Posto isto, importa apreciar e decidir.
II – FUNDAMENTAÇÃO
4. Conforme já demonstrado pela decisão reclamada, o tribunal recorrido não procedeu a qualquer aplicação do prazo de 20 dias, previsto no n.º 1 do artigo 413º do CPP – seja para efeitos de resposta a recurso interposto, seja para efeitos da respetiva interposição –, por ter considerado que o n.º 4 do artigo 74º do Regime Geral das Contraordenações (RGCO) não determina uma remissão para aquela específica norma processual penal.
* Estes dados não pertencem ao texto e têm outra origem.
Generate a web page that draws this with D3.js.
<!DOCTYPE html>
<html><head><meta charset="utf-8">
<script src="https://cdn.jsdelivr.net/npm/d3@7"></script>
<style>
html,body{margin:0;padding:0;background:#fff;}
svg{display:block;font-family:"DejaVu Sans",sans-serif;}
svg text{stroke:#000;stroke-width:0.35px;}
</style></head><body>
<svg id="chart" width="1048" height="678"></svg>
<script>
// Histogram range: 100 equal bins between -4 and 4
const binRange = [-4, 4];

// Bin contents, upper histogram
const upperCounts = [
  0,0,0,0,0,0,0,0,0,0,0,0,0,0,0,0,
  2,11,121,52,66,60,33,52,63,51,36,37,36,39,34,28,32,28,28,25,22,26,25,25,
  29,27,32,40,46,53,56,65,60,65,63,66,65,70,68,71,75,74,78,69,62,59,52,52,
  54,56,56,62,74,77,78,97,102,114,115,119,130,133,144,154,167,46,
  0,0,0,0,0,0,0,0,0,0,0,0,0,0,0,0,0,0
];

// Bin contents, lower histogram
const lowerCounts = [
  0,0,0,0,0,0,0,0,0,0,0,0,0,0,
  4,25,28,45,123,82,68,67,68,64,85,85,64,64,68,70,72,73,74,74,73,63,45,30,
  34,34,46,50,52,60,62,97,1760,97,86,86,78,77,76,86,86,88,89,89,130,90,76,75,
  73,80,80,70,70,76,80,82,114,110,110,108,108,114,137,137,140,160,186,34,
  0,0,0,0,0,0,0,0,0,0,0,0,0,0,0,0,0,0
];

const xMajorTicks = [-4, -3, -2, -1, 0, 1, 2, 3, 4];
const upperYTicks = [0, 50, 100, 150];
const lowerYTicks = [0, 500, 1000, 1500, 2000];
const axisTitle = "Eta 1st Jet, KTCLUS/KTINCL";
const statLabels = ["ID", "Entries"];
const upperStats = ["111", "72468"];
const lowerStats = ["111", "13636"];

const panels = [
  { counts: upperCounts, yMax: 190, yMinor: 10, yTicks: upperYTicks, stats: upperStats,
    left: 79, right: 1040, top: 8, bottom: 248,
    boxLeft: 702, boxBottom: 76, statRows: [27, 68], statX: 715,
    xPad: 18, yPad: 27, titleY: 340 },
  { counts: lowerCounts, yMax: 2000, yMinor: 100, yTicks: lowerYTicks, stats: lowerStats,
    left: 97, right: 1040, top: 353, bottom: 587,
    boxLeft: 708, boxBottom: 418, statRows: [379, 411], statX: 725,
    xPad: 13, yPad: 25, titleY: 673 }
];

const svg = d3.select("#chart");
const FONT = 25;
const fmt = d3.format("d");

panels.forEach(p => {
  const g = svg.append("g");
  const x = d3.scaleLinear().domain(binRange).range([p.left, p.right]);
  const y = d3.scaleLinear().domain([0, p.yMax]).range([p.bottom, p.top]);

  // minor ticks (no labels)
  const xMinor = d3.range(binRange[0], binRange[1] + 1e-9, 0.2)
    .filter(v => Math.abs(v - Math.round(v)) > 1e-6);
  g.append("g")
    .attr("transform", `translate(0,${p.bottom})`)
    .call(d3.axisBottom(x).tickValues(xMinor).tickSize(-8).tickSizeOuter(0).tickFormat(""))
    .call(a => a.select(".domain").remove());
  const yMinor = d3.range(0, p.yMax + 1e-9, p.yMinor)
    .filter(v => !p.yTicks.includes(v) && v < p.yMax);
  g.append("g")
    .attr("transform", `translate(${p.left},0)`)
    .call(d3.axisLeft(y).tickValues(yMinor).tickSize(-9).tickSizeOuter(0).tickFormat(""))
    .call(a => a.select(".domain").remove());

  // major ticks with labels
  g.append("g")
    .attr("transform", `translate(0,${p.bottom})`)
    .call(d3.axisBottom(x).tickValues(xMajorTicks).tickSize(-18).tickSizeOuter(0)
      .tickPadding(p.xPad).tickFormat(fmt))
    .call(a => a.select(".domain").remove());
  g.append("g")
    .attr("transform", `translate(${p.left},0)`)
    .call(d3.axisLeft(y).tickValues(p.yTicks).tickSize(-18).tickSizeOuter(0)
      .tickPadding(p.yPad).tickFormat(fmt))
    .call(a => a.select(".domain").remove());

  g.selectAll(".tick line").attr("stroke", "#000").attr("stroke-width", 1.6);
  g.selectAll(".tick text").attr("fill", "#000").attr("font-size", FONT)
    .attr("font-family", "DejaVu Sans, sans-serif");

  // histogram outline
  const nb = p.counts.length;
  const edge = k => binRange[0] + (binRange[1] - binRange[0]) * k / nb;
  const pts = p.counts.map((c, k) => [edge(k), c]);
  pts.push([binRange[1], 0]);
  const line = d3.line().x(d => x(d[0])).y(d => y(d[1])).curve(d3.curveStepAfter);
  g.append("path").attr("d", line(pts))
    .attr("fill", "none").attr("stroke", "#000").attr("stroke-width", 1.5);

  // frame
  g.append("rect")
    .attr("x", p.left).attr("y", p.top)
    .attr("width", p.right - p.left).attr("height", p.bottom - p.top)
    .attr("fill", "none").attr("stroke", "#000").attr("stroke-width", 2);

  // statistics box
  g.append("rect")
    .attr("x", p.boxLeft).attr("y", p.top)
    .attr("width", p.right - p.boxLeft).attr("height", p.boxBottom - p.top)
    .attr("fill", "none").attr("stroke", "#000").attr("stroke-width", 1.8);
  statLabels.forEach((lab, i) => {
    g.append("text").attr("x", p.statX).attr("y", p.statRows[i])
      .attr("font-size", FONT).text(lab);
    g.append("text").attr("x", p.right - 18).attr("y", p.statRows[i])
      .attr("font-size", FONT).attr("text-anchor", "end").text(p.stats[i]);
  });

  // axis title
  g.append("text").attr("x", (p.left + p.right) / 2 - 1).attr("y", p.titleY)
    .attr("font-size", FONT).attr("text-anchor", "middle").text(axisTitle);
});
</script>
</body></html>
Assim sendo, toda a argumentação do reclamante, estruturada em torno de uma alegada violação do princípio da igualdade – por, em teoria, se fixarem prazos diferenciados para o recorrente e o recorrido –, cai por terra.
Torna-se, por conseguinte, incontornável que a decisão recorrida não aplicou efetivamente – como pretendia o ora reclamante – qualquer interpretação normativa que pressupusesse a aplicação de um prazo de 20 dias, seja para interposição de recurso, seja para a apresentação da correspetiva resposta. Ora, tendo sido interposto ao abrigo da alínea b) do n.º 1 do artigo 70º da LTC, o presente recurso de constitucionalidade apenas pode colocar em crise a interpretação efetivamente aplicada pela decisão recorrida e não a decisão de não aplicação de uma outra interpretação alternativa, defendida pelo reclamante, que nunca chegou a ser alvo de efetiva aplicação.
Razão pela qual se mantém a decisão reclamada.
III - DECISÃO
Em face do exposto, decide-se indeferir a presente reclamação.
Custas devidas pela recorrente, fixando-se a taxa de justiça em 20 UC´s, nos termos do artigo 7º do Decreto-Lei n.º 303/98, de 07 de outubro.
Lisboa, 15 de maio de 2013. – Ana Martins Guerra Martins – João Cura Mariano – Joaquim de Sousa Ribeiro.